Questions about appropriate batchsize

Meiling · April 2, 2021, 2:20pm

Hi all,

I read on the forum that increasing the batchsize to 200-400 can give better results for small particles. My particles are relatively small and I would like to increase the batchsize. But I’m not sure if it is appropriate to set batchsize to 400 if the total number of particles is small. For example:

if I only have 20k particles and I want to use 200 classes, so the average number of particles in each 2D class would be 100particle/class, in this case, is it appropriate to use batchsize of 200 or even 400?

I’d appreciate any suggestion. Thank you so much.

Best,
Meiling

zhenyu_tan · April 2, 2021, 5:29pm

the number of particles goes into each iteration of 2d classification is the number of classes * the batchsize. so large batchszie will make the classes look better.
I would use 50 classes for 20k particles

Meiling · April 2, 2021, 5:53pm

Thank you @zhenyu_tan for the reply. That makes sense. So the batchsize should be less than (total number of particles)/(number of classes), is that correct?

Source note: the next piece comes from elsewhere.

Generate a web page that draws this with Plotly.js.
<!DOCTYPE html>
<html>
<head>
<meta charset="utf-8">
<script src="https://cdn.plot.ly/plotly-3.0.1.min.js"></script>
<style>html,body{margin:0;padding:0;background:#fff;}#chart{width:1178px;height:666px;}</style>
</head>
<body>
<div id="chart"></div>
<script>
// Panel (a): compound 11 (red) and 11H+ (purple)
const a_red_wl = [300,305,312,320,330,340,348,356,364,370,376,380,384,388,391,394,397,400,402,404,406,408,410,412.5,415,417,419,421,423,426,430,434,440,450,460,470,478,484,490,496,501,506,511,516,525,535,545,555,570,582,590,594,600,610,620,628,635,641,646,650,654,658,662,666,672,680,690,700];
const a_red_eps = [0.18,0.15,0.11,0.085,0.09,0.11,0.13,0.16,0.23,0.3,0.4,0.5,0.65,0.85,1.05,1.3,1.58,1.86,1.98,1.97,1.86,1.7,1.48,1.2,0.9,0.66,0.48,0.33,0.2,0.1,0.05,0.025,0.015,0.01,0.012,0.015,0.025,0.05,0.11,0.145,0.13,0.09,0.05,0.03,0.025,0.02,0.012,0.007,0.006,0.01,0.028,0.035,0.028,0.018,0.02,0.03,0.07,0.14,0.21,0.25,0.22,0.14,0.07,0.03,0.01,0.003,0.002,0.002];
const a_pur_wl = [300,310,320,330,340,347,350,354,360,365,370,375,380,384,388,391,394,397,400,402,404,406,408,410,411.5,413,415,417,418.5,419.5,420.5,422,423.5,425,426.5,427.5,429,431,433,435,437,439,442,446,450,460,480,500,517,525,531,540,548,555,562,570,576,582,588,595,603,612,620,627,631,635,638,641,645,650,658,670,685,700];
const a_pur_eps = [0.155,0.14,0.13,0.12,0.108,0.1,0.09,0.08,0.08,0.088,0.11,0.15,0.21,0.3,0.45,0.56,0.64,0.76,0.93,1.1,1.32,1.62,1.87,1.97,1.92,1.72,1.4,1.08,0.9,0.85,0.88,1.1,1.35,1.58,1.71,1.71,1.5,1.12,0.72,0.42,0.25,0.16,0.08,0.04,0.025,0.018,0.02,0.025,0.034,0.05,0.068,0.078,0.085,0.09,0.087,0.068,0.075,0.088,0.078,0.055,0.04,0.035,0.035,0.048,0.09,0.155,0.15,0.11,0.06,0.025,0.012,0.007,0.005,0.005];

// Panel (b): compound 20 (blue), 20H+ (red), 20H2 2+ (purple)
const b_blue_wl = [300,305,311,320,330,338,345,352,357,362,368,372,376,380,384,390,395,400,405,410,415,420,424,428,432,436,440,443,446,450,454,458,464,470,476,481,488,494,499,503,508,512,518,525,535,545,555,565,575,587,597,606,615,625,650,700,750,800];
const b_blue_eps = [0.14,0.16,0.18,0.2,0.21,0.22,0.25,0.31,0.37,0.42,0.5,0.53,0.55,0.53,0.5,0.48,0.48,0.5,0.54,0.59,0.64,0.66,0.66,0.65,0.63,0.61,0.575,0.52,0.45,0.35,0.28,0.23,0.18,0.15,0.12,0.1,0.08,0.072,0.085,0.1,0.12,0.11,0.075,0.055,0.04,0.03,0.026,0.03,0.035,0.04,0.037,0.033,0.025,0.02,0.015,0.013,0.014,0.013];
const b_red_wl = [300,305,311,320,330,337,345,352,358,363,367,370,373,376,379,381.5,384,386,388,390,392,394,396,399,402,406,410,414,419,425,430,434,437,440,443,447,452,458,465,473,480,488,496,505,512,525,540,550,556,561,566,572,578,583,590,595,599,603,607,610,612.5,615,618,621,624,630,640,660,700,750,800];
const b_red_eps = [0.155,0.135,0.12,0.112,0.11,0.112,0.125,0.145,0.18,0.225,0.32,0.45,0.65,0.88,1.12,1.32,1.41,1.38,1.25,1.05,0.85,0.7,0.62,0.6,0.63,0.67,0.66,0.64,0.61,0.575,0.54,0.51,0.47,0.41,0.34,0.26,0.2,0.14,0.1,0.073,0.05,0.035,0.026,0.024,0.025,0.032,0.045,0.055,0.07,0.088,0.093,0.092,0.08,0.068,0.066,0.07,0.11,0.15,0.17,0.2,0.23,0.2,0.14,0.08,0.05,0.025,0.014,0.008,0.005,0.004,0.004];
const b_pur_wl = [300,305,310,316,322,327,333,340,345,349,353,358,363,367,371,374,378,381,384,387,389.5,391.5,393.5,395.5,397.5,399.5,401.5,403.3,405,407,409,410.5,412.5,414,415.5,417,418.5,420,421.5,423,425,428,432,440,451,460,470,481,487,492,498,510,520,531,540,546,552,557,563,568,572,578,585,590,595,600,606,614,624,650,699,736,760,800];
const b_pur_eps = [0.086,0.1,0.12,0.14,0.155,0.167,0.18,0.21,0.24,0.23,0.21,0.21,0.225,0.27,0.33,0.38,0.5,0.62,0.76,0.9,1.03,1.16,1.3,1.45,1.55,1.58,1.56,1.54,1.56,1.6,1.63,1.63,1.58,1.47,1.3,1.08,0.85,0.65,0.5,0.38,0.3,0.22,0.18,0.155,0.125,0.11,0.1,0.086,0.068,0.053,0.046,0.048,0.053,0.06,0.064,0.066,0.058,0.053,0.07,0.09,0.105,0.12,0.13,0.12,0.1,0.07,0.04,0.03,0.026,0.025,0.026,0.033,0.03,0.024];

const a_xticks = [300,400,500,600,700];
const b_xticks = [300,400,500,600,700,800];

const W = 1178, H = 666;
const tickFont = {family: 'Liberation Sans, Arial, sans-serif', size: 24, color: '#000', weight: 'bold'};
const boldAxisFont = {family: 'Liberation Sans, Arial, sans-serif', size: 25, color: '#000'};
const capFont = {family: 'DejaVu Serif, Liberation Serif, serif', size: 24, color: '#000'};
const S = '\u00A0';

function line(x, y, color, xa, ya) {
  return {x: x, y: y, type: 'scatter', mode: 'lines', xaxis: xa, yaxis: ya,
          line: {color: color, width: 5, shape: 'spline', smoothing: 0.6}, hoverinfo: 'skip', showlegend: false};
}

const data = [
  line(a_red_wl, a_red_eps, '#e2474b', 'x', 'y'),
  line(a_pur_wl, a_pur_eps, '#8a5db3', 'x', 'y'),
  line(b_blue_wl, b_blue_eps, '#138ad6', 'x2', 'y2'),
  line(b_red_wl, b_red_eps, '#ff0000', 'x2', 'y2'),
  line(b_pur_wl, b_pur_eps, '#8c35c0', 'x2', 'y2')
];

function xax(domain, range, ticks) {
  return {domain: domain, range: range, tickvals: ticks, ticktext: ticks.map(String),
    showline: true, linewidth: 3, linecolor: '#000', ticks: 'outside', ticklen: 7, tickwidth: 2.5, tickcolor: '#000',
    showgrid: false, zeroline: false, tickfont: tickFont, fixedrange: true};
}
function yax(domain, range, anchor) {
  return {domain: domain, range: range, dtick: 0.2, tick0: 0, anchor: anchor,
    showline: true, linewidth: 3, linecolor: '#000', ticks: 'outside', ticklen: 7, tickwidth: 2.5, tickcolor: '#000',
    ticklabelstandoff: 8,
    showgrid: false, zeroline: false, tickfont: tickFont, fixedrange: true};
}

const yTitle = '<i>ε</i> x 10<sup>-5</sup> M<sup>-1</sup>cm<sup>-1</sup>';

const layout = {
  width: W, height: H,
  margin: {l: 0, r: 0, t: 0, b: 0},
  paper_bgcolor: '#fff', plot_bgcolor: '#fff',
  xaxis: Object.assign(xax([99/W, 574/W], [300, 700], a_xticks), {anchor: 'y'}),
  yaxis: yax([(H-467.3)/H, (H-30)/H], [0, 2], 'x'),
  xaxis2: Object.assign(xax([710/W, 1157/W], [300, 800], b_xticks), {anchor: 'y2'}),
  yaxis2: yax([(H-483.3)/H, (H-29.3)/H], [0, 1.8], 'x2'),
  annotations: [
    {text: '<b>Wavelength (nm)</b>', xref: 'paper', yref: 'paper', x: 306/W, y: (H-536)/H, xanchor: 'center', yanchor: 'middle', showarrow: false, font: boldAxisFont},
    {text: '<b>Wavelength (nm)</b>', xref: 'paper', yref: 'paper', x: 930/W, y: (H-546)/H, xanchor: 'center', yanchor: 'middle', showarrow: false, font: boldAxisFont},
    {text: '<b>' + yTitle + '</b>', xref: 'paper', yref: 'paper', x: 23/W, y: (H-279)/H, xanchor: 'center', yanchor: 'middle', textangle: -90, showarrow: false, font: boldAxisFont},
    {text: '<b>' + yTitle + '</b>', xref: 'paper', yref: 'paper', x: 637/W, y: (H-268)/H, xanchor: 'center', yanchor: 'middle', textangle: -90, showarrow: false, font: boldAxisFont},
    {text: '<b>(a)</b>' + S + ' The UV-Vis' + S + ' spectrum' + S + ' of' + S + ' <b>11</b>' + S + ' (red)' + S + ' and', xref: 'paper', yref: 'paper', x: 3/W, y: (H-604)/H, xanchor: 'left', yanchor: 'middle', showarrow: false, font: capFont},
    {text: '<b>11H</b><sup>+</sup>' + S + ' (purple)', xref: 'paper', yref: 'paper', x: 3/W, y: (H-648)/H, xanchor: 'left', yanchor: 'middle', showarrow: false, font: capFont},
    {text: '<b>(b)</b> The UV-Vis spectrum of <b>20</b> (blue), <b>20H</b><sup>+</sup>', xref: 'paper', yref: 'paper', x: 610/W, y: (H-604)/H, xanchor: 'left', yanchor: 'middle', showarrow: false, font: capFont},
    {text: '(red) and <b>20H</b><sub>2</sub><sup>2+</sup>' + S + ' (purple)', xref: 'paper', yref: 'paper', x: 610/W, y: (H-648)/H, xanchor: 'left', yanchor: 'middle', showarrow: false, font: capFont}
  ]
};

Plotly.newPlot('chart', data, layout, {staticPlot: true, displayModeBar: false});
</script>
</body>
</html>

Also, does the program use the same set of particles for each 2D iteration or it uses different sets of particles for different iterations?

Thank you so much again!

Best,
Meiling

zhenyu_tan · April 2, 2021, 7:08pm

the way it works based on my understanding is:
it will first randomly sort the particle stack. Then at each iteration it will feed a non overlapping particles subset(number of classes * the batchsize) for classification. At the last iteration, it will go through the whole particle stack once to classify all of them.
if the number of classes * the batchsize is greater than the particle number, I think it will use the full dataset at each iteration.

Meiling · April 5, 2021, 5:40pm

Thank you so much @zhenyu_tan for explaining this to me.

mmclean · April 7, 2021, 1:38pm

Hi all,

Just to add onto @zhenyu_tan’s reply, I believe similar topics were discussed in this thread.

Meiling · April 16, 2021, 5:08pm

That’s really helpful as well. Thank you @mmclean !

DanielAsarnow · April 17, 2021, 8:49pm

With only 20k particles, 20 classes will probably give a much nicer result than 200. For single-particle cryo-EM, ~1000 particles per class is usually appropriate.